Anders Sunesen (also Andreas, Suneson, Sunesøn, Latin: Andreas Sunonis) (c. 1167 - 1228) was a Danish archbishop of Lund, Scania, from 21 March 1201, at the death of Absalon, to his own death in 1228.

He is the author of the Latin translation of the Scanian Law and was throughout his life engaged in integrating a Christian worldview into the old legislature. He managed to introduce tithe (taxation benefiting the church) despite the resistance this measure had met from the population of Scania during Absalon's time, but his efforts to convince the priests of his day about the merits of celibacy was based mostly on his own example and relied on oratory rather than legal maneuvering. To educate the priests and to forward his ideas, especially about the integration between church and state, he wrote a didactic poem, Hexaëmon, consisting of 8,040 verses of Latin hexameter.

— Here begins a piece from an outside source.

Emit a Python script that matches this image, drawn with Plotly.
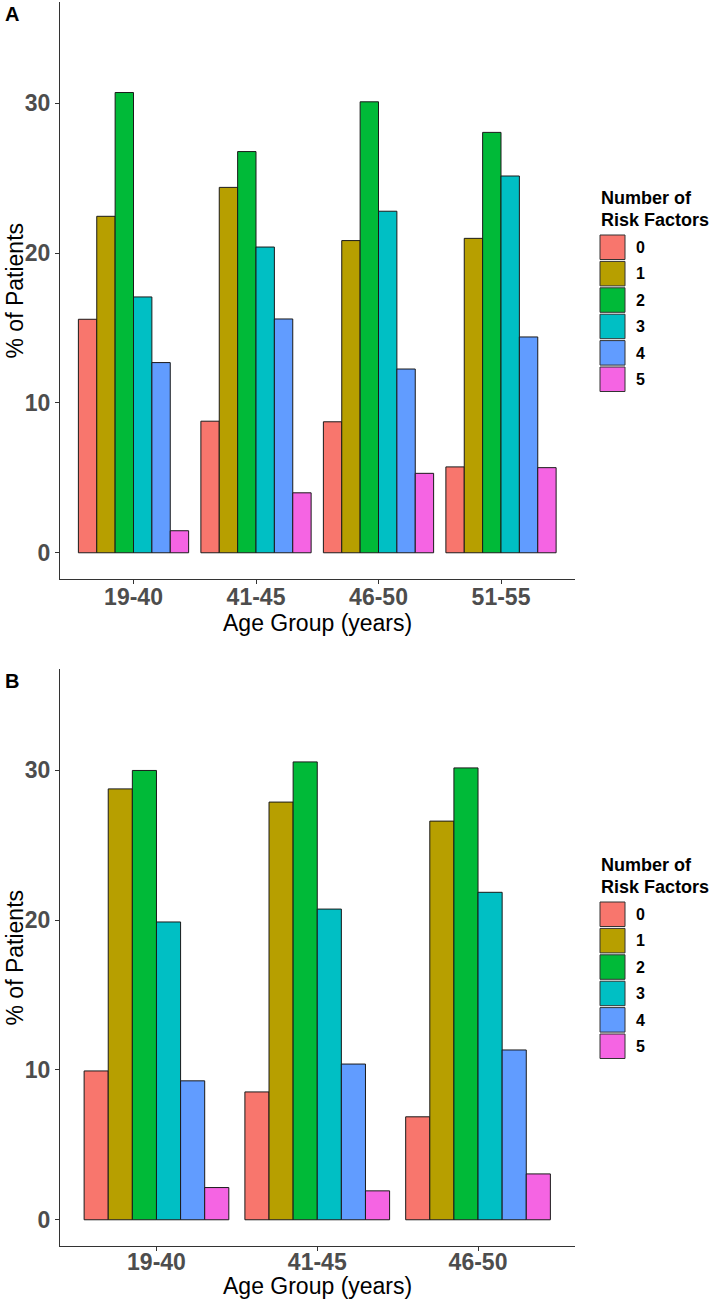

A nephew of Absalon and a member of the religious and political elite, Sunesen was well-traveled, having received his education in theology and philosophy in Paris, France, and his legal education in Bologna, Italy and at Oxford, England. His encounter with ideas from the European continent about Christian Crusades were incorporated into his thinking. He led a crusade against Finns in 1202 with his brother and lobbied the Pope for a crusade against Estonians, Livonians and Baltic peoples. He eventually received permission to install a bishop in Reval (Tallinn), and in 1219, he accompanied Valdemar II in his war against Estonia. According to an old Danish myth supportive of Danish expansionism, the Danish flag (Dannebrog) appeared in the sky and fell into the hands of Valdemar II as Sunesen raised his arms and prayed for a Danish victory during the decisive battle.

He lived his last years in northeastern Scania, where he died in 1228 on Ivö Island in Ivö Lake, Scania's largest lake. It has been speculated that his death may have been attributed to leprosy. He is buried in a sarcophagus in Lund Cathedral.